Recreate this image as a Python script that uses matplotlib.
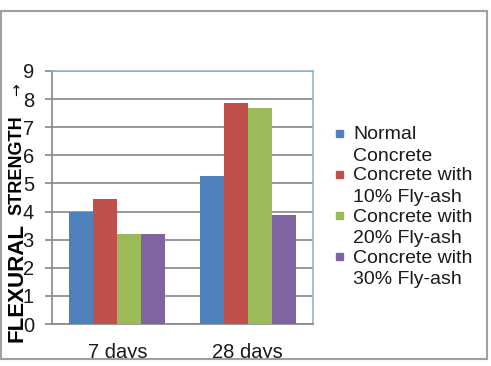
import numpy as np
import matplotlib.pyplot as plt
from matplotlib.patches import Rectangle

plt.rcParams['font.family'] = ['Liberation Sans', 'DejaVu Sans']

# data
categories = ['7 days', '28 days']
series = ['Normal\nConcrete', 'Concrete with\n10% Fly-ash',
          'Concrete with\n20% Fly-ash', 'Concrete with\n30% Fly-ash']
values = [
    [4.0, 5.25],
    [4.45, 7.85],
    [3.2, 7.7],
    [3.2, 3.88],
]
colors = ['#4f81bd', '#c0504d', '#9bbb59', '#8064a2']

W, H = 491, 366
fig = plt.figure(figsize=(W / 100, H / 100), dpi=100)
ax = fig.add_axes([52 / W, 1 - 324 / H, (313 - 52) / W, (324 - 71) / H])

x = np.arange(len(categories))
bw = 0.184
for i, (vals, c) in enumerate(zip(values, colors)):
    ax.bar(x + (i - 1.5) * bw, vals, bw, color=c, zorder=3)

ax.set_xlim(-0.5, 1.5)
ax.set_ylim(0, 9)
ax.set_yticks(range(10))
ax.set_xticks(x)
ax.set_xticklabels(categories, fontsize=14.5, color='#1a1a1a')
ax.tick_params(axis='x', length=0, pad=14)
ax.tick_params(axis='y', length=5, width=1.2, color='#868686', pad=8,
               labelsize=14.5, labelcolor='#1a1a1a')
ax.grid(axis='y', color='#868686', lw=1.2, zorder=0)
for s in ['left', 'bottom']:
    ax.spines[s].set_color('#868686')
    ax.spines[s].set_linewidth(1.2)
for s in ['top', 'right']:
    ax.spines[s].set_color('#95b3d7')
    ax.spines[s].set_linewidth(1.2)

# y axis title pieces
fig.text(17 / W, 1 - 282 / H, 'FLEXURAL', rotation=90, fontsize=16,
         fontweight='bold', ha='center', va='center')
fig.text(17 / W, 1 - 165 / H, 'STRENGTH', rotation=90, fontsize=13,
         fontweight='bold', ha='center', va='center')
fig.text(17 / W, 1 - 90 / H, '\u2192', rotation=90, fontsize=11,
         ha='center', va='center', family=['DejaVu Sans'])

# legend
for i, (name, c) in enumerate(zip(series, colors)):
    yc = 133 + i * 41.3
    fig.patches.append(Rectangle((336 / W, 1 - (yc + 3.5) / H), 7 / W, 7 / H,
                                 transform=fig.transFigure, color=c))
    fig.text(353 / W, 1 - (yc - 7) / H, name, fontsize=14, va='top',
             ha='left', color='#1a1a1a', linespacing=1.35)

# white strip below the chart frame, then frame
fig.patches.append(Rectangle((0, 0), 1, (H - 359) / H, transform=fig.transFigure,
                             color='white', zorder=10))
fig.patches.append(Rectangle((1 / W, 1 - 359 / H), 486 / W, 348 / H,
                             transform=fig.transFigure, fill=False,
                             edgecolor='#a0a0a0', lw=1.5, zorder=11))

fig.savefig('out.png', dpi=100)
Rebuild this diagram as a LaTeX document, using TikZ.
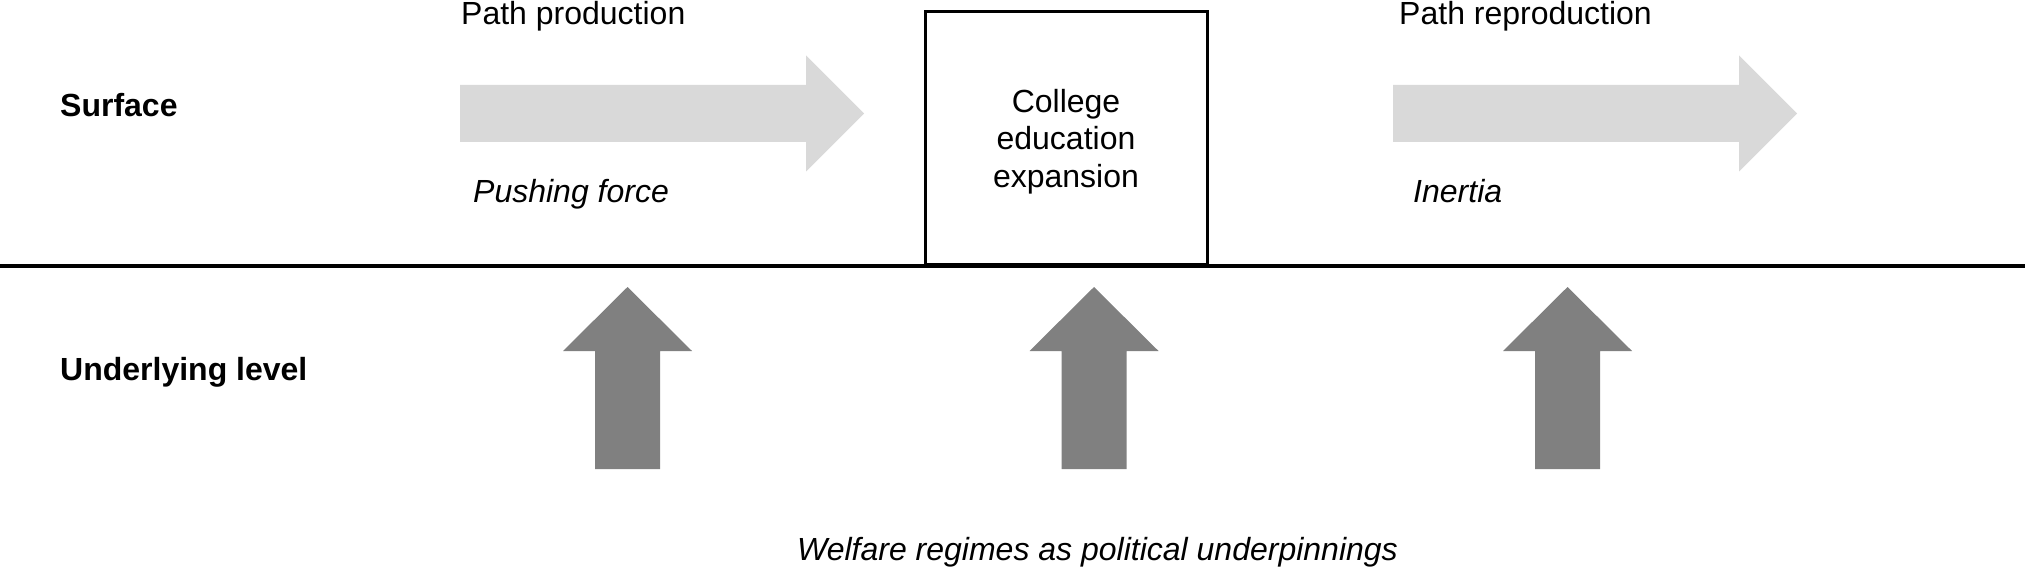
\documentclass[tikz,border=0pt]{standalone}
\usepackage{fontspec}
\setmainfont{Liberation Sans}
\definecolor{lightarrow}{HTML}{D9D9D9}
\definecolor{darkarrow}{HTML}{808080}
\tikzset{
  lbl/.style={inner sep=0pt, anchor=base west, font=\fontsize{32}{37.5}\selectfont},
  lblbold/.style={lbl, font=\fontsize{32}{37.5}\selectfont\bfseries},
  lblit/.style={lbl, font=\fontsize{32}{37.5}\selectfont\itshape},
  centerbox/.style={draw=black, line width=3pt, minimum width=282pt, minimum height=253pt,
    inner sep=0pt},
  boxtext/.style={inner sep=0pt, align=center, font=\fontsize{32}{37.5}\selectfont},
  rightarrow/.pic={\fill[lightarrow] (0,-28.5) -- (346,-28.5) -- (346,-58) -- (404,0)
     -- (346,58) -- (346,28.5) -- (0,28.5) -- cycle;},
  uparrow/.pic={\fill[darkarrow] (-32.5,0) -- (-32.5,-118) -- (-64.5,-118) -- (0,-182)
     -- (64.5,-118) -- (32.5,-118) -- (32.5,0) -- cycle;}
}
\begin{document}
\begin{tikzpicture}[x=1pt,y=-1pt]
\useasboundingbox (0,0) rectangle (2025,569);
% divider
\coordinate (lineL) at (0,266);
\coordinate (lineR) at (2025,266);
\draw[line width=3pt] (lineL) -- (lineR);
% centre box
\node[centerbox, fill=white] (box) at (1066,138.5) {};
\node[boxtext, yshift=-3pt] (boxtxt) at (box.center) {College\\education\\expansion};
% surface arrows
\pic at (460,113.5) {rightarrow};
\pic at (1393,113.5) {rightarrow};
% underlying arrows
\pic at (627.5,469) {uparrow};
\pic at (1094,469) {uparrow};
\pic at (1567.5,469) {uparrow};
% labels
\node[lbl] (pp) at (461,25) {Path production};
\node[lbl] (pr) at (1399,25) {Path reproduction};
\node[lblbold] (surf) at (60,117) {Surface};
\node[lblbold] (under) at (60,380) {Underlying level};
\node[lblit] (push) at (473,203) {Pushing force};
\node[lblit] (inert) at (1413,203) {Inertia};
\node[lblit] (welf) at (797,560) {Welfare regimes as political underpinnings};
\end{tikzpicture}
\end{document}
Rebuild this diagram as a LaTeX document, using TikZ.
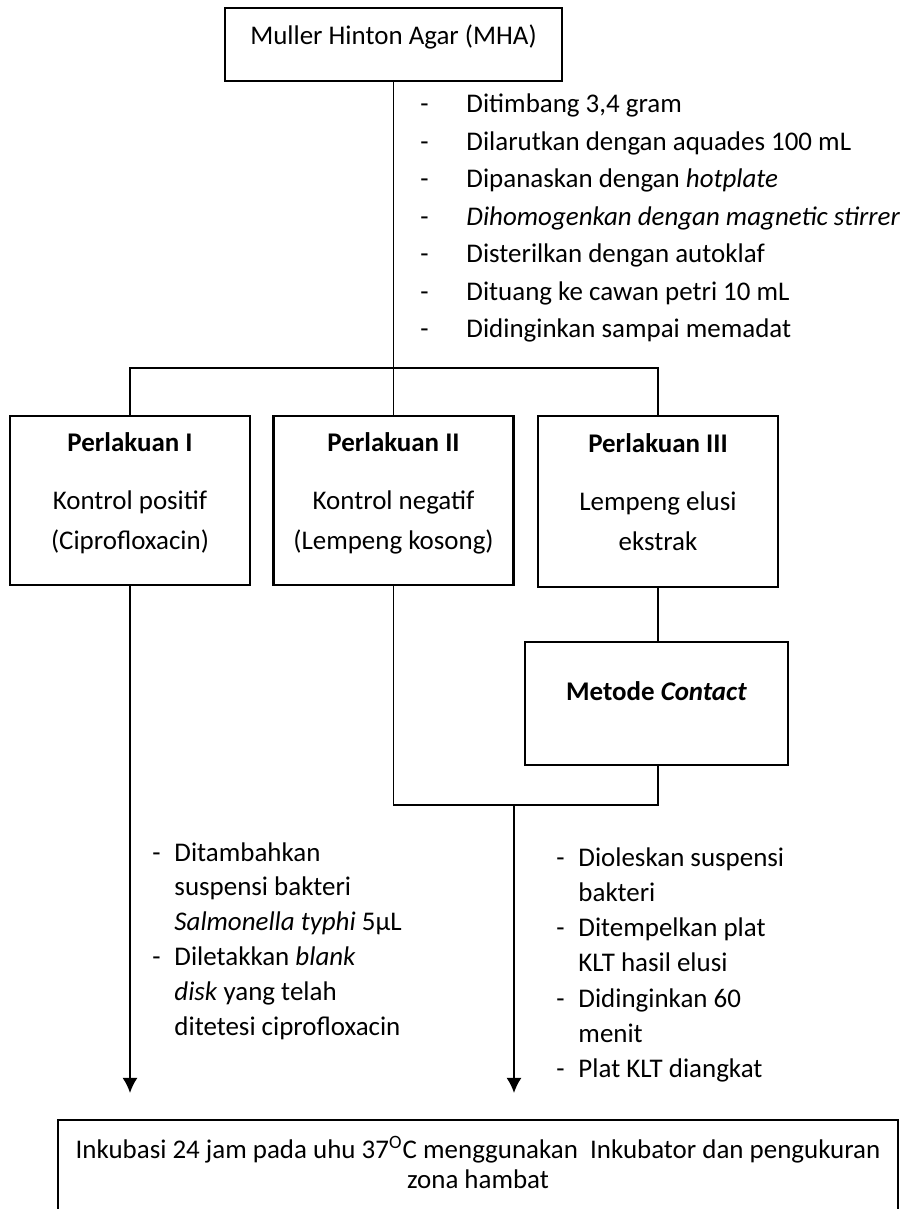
====================
◆ **Set exercise**
Go through the listing above and write it out again exactly, dropping the pictures.

◆ **Task result**
Recreate this image as a Python script that uses matplotlib.
import numpy as np
import matplotlib.pyplot as plt
from matplotlib.patches import Rectangle

plt.rcParams['font.family'] = ['Liberation Sans', 'DejaVu Sans']

# data
categories = ['7 days', '28 days']
series = ['Normal\nConcrete', 'Concrete with\n10% Fly-ash',
          'Concrete with\n20% Fly-ash', 'Concrete with\n30% Fly-ash']
values = [
    [4.0, 5.25],
    [4.45, 7.85],
    [3.2, 7.7],
    [3.2, 3.88],
]
colors = ['#4f81bd', '#c0504d', '#9bbb59', '#8064a2']

W, H = 491, 366
fig = plt.figure(figsize=(W / 100, H / 100), dpi=100)
ax = fig.add_axes([52 / W, 1 - 324 / H, (313 - 52) / W, (324 - 71) / H])

x = np.arange(len(categories))
bw = 0.184
for i, (vals, c) in enumerate(zip(values, colors)):
    ax.bar(x + (i - 1.5) * bw, vals, bw, color=c, zorder=3)

ax.set_xlim(-0.5, 1.5)
ax.set_ylim(0, 9)
ax.set_yticks(range(10))
ax.set_xticks(x)
ax.set_xticklabels(categories, fontsize=14.5, color='#1a1a1a')
ax.tick_params(axis='x', length=0, pad=14)
ax.tick_params(axis='y', length=5, width=1.2, color='#868686', pad=8,
               labelsize=14.5, labelcolor='#1a1a1a')
ax.grid(axis='y', color='#868686', lw=1.2, zorder=0)
for s in ['left', 'bottom']:
    ax.spines[s].set_color('#868686')
    ax.spines[s].set_linewidth(1.2)
for s in ['top', 'right']:
    ax.spines[s].set_color('#95b3d7')
    ax.spines[s].set_linewidth(1.2)

# y axis title pieces
fig.text(17 / W, 1 - 282 / H, 'FLEXURAL', rotation=90, fontsize=16,
         fontweight='bold', ha='center', va='center')
fig.text(17 / W, 1 - 165 / H, 'STRENGTH', rotation=90, fontsize=13,
         fontweight='bold', ha='center', va='center')
fig.text(17 / W, 1 - 90 / H, '\u2192', rotation=90, fontsize=11,
         ha='center', va='center', family=['DejaVu Sans'])

# legend
for i, (name, c) in enumerate(zip(series, colors)):
    yc = 133 + i * 41.3
    fig.patches.append(Rectangle((336 / W, 1 - (yc + 3.5) / H), 7 / W, 7 / H,
                                 transform=fig.transFigure, color=c))
    fig.text(353 / W, 1 - (yc - 7) / H, name, fontsize=14, va='top',
             ha='left', color='#1a1a1a', linespacing=1.35)

# white strip below the chart frame, then frame
fig.patches.append(Rectangle((0, 0), 1, (H - 359) / H, transform=fig.transFigure,
                             color='white', zorder=10))
fig.patches.append(Rectangle((1 / W, 1 - 359 / H), 486 / W, 348 / H,
                             transform=fig.transFigure, fill=False,
                             edgecolor='#a0a0a0', lw=1.5, zorder=11))

fig.savefig('out.png', dpi=100)
Rebuild this diagram as a LaTeX document, using TikZ.
\documentclass[tikz,border=0pt]{standalone}
\usepackage{fontspec}
\setmainfont{Liberation Sans}
\definecolor{lightarrow}{HTML}{D9D9D9}
\definecolor{darkarrow}{HTML}{808080}
\tikzset{
  lbl/.style={inner sep=0pt, anchor=base west, font=\fontsize{32}{37.5}\selectfont},
  lblbold/.style={lbl, font=\fontsize{32}{37.5}\selectfont\bfseries},
  lblit/.style={lbl, font=\fontsize{32}{37.5}\selectfont\itshape},
  centerbox/.style={draw=black, line width=3pt, minimum width=282pt, minimum height=253pt,
    inner sep=0pt},
  boxtext/.style={inner sep=0pt, align=center, font=\fontsize{32}{37.5}\selectfont},
  rightarrow/.pic={\fill[lightarrow] (0,-28.5) -- (346,-28.5) -- (346,-58) -- (404,0)
     -- (346,58) -- (346,28.5) -- (0,28.5) -- cycle;},
  uparrow/.pic={\fill[darkarrow] (-32.5,0) -- (-32.5,-118) -- (-64.5,-118) -- (0,-182)
     -- (64.5,-118) -- (32.5,-118) -- (32.5,0) -- cycle;}
}
\begin{document}
\begin{tikzpicture}[x=1pt,y=-1pt]
\useasboundingbox (0,0) rectangle (2025,569);
% divider
\coordinate (lineL) at (0,266);
\coordinate (lineR) at (2025,266);
\draw[line width=3pt] (lineL) -- (lineR);
% centre box
\node[centerbox, fill=white] (box) at (1066,138.5) {};
\node[boxtext, yshift=-3pt] (boxtxt) at (box.center) {College\\education\\expansion};
% surface arrows
\pic at (460,113.5) {rightarrow};
\pic at (1393,113.5) {rightarrow};
% underlying arrows
\pic at (627.5,469) {uparrow};
\pic at (1094,469) {uparrow};
\pic at (1567.5,469) {uparrow};
% labels
\node[lbl] (pp) at (461,25) {Path production};
\node[lbl] (pr) at (1399,25) {Path reproduction};
\node[lblbold] (surf) at (60,117) {Surface};
\node[lblbold] (under) at (60,380) {Underlying level};
\node[lblit] (push) at (473,203) {Pushing force};
\node[lblit] (inert) at (1413,203) {Inertia};
\node[lblit] (welf) at (797,560) {Welfare regimes as political underpinnings};
\end{tikzpicture}
\end{document}
Rebuild this diagram as a LaTeX document, using TikZ.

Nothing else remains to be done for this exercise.